The stoner myth’s origins trace back to the early 20th century when cannabis was made illegal due to political, social, and economic factors in 1937, with the passing of the Marijuana Tax Act. Led by Harry Anslinger, the first commissioner of the Federal Bureau of Narcotics, he championed the idea of building support for prohibition, playing on public fears of anti-Mexican and African-American (particularly around jazz musicians) sentiment at that time.
In addition to social factors that were contributing to the criminalization of cannabis, big business played a hand in it as well. The paper and pharmaceutical industries were against legalization, seeing it as a threat to their profitability and viability. Today, a PLOSOne study found that if the US federally legalizes cannabis, Big Pharma could lose upwards of $3 billion. After all, there’s an unwritten rule in the US medical community that “a patient cured is a customer lost,” which, if legalization happens, could have a crippling effect on Big Pharma and the healthcare industrial complex’s profitability.
Before its criminalization in the 1930s, cannabis was legal in the US. Back then, typical applications included the treatment of ailments and ingredients for medicine and were also used to make paper.
High-profile people fought off accusations of cannabis use. There was Bill Clinton’s famous “I didn’t inhale” line in 1992. Both George W Bush and Barak Obama also fought off accusations of cannabis use.
While famous people have the resources to fight off negative stereotypes, regular citizens continue to fight daily. Cannabis use biases can include the following:
- Limiting employment opportunities – employers still have a negative view of “potheads” and often discriminate against those who use it, including passing over for promotions and termination
- Damaging a person’s reputation in social and professional circles, perpetuating the idea that one is unreliable and unprofessional, especially in the white-collar workplace
- Hindering fair treatment under the law, where even those using cannabis for medical purposes may be subject to harsher judgment than those using legal doses of opiates
Popular culture had a hand in promoting the stoner’s mentality. Movies like Reefer Madness, Cheech and Chong, and Half-Baked portrayed cannabis users as buffoons unable to function in society. Though funny, it helped reinforce the stoner myth and continued to contribute to the negative stigma of cannabis use.

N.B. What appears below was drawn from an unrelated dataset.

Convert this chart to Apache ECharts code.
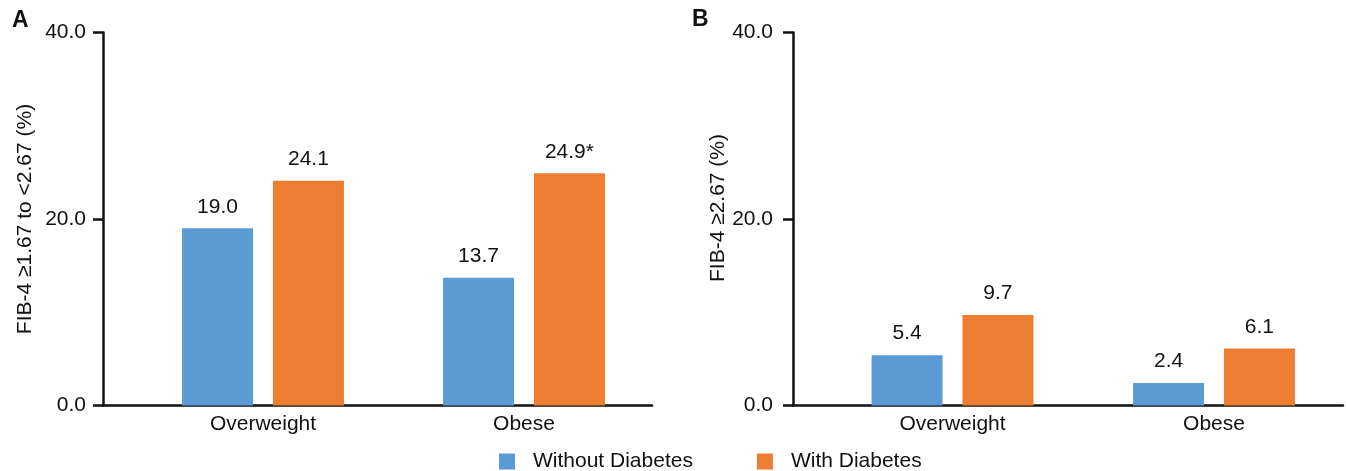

Like anything else, overcoming the stoner-myth stereotype won’t happen overnight. Steps that the cannabis community can take include:
- Educating the public on the actual scientific effects of cannabis use
- Promoting responsible use, including moderation and not driving or operating heavy machinery
- Highlighting the medical benefits that can serve as an alternative to prescription drugs
- Fighting negative stereotypes in popular culture
- Encouraging open and honest conversation, especially among the doubters
- Supporting legalization and regulation efforts
We see increased cannabis use in the white-collar sector, the veteran community, and athletes. Even the NFL is allowing their players to consume cannabis with certain restrictions. Slowly but surely, we’re getting there. It’s only a matter of time.